Friday, August 19, 2011

The Queen of Conflictedness

This is how it goes for me:  a thought, an idea catches in my brain - the way some loose fabric does and ends up with a hole in it as one unwittingly carries on walking away - only I can't get loose.  I fiddle and fiddle with it.  Pull it this way and that.  Lose sleep over it, miss conversations and the taste of my meals because of it.  Live in a trance-like state of ponderance because if it.   This single thought gets bumped and tossed and pulled and finagled without ceasing on the crisscross lines of my thought tracks.  Until finally, I see my way around it and I make a decision.

Phew.  That feels better...

For a while... then the reality of my decision begins to take shape, moving from abstraction to tangibility, and I find myself curling my lips and recoiling from what it is becoming.  What have I done?  What, I ask myself, am I doing?

I reach for my crown and scepter and I sit gracelessly on the Throne of Ambivalence - the newly (re-) crowned Queen of Conflictedness.  I reign supreme, knowing that I am never sure or confident about the decision which is now made half-heartedly.

That is how it goes for me.  And now I give you the Case In Point.

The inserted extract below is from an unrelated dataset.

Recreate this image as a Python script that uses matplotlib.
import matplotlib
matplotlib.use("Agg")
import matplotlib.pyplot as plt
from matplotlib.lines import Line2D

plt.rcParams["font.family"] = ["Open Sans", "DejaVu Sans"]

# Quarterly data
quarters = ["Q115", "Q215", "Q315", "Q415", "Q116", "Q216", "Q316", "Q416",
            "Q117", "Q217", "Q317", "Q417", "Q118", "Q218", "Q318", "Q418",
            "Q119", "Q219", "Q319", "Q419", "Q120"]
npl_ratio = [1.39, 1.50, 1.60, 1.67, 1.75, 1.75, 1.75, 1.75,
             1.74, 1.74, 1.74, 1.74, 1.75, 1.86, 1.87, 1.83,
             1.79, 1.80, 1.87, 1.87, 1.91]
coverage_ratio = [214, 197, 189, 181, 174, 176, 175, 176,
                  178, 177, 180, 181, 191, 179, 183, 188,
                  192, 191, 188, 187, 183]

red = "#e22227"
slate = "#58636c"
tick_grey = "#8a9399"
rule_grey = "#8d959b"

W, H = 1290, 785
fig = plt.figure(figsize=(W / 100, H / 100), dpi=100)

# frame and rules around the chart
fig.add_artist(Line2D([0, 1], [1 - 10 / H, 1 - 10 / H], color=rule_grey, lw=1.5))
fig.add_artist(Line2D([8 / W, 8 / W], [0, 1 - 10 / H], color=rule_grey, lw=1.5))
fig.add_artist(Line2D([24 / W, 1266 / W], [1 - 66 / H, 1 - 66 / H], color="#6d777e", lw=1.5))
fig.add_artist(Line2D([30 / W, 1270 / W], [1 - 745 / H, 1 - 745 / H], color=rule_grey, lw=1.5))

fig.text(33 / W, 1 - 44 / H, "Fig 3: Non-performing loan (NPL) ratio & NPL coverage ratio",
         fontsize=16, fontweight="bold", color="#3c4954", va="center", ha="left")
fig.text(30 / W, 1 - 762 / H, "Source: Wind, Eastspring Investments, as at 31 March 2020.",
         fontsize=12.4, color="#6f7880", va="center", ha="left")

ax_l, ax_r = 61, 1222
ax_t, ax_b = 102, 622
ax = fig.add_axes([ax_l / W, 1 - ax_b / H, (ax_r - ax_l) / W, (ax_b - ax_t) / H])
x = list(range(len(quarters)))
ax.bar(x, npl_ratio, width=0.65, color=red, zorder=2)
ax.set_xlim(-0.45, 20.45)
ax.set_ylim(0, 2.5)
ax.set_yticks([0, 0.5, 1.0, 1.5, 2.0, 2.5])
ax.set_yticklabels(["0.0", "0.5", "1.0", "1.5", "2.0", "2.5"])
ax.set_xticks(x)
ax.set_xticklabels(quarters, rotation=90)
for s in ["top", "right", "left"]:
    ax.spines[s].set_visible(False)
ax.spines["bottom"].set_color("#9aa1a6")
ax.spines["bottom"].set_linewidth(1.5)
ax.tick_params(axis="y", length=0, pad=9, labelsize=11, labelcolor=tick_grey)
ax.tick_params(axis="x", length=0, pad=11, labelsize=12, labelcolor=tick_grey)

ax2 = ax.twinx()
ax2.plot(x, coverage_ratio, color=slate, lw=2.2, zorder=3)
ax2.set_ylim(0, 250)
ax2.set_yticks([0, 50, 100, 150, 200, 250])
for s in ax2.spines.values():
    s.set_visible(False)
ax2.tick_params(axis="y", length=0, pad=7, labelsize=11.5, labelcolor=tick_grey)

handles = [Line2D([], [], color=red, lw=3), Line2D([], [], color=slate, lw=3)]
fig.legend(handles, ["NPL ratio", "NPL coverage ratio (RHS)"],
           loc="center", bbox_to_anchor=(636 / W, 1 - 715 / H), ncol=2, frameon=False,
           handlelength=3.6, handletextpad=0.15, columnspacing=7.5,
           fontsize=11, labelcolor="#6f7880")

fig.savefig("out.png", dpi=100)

I recently wrote a blog post about deciding to go back to my roots and homeschool my daughter, Lauryn.  Not too long after, comes this post.  This post about how I have since accepted a job as a facilitator for a nursery group at a school where my children will both be attending me feeling sad about no longer homeschooling (any of) my children.  So.  Very.  Sad.

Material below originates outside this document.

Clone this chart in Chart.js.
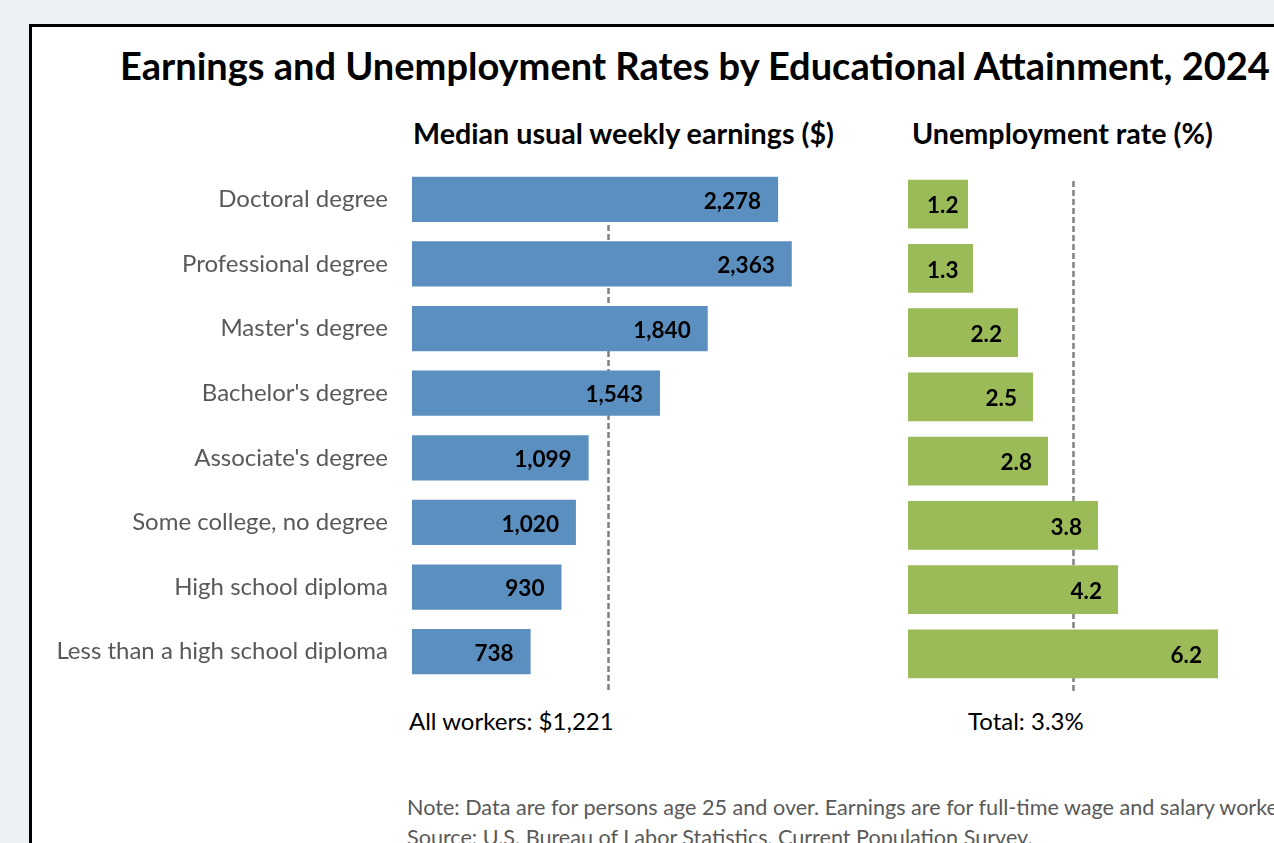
<!DOCTYPE html>
<html>
<head>
<meta charset="utf-8">
<script src="https://cdn.jsdelivr.net/npm/chart.js@4.4.1/dist/chart.umd.min.js"></script>
<style>
  html, body { margin: 0; padding: 0; }
  body { width: 1274px; height: 843px; overflow: hidden; background: #edf0f2; position: relative; font-family: Lato, "Open Sans", sans-serif; }
  .panel { position: absolute; left: 29px; top: 24px; width: 1320px; height: 900px; background: #fff; border: 3px solid #000; box-sizing: border-box; }
  .txt { position: absolute; white-space: nowrap; line-height: 1; }
  .title { left: 120px; top: 46px; font-size: 38px; font-weight: 700; color: #000; }
  .sub { top: 119px; font-size: 28.7px; font-weight: 700; color: #000; }
  .avg { top: 709px; font-size: 24px; color: #000; }
  .note { font-size: 21.6px; color: #595959; }
  .box { position: absolute; }
</style>
</head>
<body>
<div class="panel"></div>
<div class="txt title">Earnings and Unemployment Rates by Educational Attainment, 2024</div>
<div class="txt sub" style="left:413px">Median usual weekly earnings ($)</div>
<div class="txt sub" style="left:912px">Unemployment rate (%)</div>
<div class="txt avg" style="left:409px">All workers: $1,221</div>
<div class="txt avg" style="left:968px">Total: 3.3%</div>
<div class="txt note" style="left:407px; top:797px">Note: Data are for persons age 25 and over. Earnings are for full-time wage and salary workers.</div>
<div class="txt note" style="left:407px; top:827px">Source: U.S. Bureau of Labor Statistics, Current Population Survey.</div>
<div class="box" style="left:40px; top:160px"><canvas id="earnings" width="822" height="540"></canvas></div>
<div class="box" style="left:908px; top:160px"><canvas id="unemployment" width="350" height="540"></canvas></div>
<script>
const categories = [
  'Doctoral degree',
  'Professional degree',
  "Master's degree",
  "Bachelor's degree",
  "Associate's degree",
  'Some college, no degree',
  'High school diploma',
  'Less than a high school diploma',
];
const earnings = [2278, 2363, 1840, 1543, 1099, 1020, 930, 738];
const unemployment = [1.2, 1.3, 2.2, 2.5, 2.8, 3.8, 4.2, 6.2];
const allWorkersEarnings = 1221;
const totalUnemployment = 3.3;

// dashed reference line drawn behind the bars
const refLine = {
  id: 'refLine',
  beforeDatasetsDraw(chart, args, opts) {
    const { ctx, chartArea, scales } = chart;
    const x = Math.round(scales.x.getPixelForValue(opts.value)) + 0.5;
    ctx.save();
    ctx.strokeStyle = '#808080';
    ctx.lineWidth = 2.5;
    ctx.setLineDash([6, 3]);
    ctx.beginPath();
    ctx.moveTo(x, chartArea.top + opts.from);
    ctx.lineTo(x, chartArea.bottom + opts.to);
    ctx.stroke();
    ctx.restore();
  },
};

// bold value labels at the inside end of each bar
const barLabels = {
  id: 'barLabels',
  afterDatasetsDraw(chart, args, opts) {
    const { ctx } = chart;
    const meta = chart.getDatasetMeta(0);
    const data = chart.data.datasets[0].data;
    ctx.save();
    ctx.font = 'bold 22.5px Lato, "Open Sans", sans-serif';
    ctx.fillStyle = '#000';
    ctx.textAlign = 'right';
    ctx.textBaseline = 'middle';
    meta.data.forEach((bar, i) => {
      const text = opts.format(data[i]);
      const w = ctx.measureText(text).width;
      const right = Math.max(bar.x - opts.pad, bar.base + opts.minStart + w);
      ctx.fillText(text, right, bar.y + 2);
    });
    ctx.restore();
  },
};

const fmtMoney = (v) => v.toLocaleString('en-US');
const fmtRate = (v) => v.toFixed(1);

new Chart(document.getElementById('earnings'), {
  type: 'bar',
  data: {
    labels: categories,
    datasets: [{ data: earnings, backgroundColor: '#5b8fc0', barPercentage: 0.7, categoryPercentage: 1 }],
  },
  options: {
    indexAxis: 'y',
    responsive: false,
    animation: false,
    events: [],
    layout: { padding: { top: 7, bottom: 16, left: 0, right: 0 } },
    scales: {
      x: { display: false, min: 0, max: 2800 },
      y: {
        grid: { display: false, drawTicks: false },
        border: { display: false },
        ticks: { color: '#595959', padding: 24, font: { family: 'Lato, "Open Sans", sans-serif', size: 24 } },
        afterFit(scale) {
          scale.width = 372;
          scale.paddingTop = 0;
          scale.paddingBottom = 0;
        },
      },
    },
    plugins: {
      legend: { display: false },
      tooltip: { enabled: false },
      refLine: { value: allWorkersEarnings, from: 13, to: 9 },
      barLabels: { format: fmtMoney, pad: 17, minStart: 40 },
    },
  },
  plugins: [refLine, barLabels],
});

new Chart(document.getElementById('unemployment'), {
  type: 'bar',
  data: {
    labels: categories,
    datasets: [{ data: unemployment, backgroundColor: '#9bbb59', barPercentage: 0.755, categoryPercentage: 1 }],
  },
  options: {
    indexAxis: 'y',
    responsive: false,
    animation: false,
    events: [],
    layout: { padding: { top: 12, bottom: 14, left: 0, right: 0 } },
    scales: {
      x: { display: false, min: 0, max: 7 },
      y: { display: false },
    },
    plugins: {
      legend: { display: false },
      tooltip: { enabled: false },
      refLine: { value: totalUnemployment, from: 9, to: 7 },
      barLabels: { format: fmtRate, pad: 16, minStart: 19 },
    },
  },
  plugins: [refLine, barLabels],
});
</script>
</body>
</html>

How could this happen?  What am I doing?  I know I'm a home-schooler at heart.  Rather, I have just realized that - having finally identified what those pangs and aches I've been getting when I read homeschoolers' blogs are.

No matter how many times I explain it to myself that it's not forever, it's not going to hurt my children, we desperately need the money, think of all the bills you can pay, the kids will be fine, you're really lucky to get them into that school, you needed to change things, you need the money...  No matter how many ways or how often I tell these things to myself, it can't make this feel right.  (Okay folks, you might wanna step back a bit, The Idealist is coming...)

I swear on everything that is valuable to me, if there were any other way for me to make the income I'll be making at this job, and still homeschool my children I'd do it without a nano-second thought.  Our lives are so simple and happy that way.  Learning is so rich and real-lifey when we homeschool.  There is such a strong sense of togetherness and joy in homeschooling.  They are safer when we homeschool.  Everything is easier, more fun, better for all of us.  Life is soft focus frolicking in meadows when we homeschool.

But a woman's gotta do what a mamma's gotta do.  I know and continue to remind myself that I'm doing this for my children now, so I can do so much more for my children now and later.   This way they get to finally do some of the things we couldn't afford before, like martial arts for Ry and art mentorship for Lauryn.  And - just, so much more!

I can (and will) weigh the pros and cons unstoppably until I am too weary to keep them moving in my brain.  There is no chance that I won't.  Hopefully though, I can eventually find peace and acceptance about having to put my ideals into Self Storage until I can take them out and put them back on again.  I have to.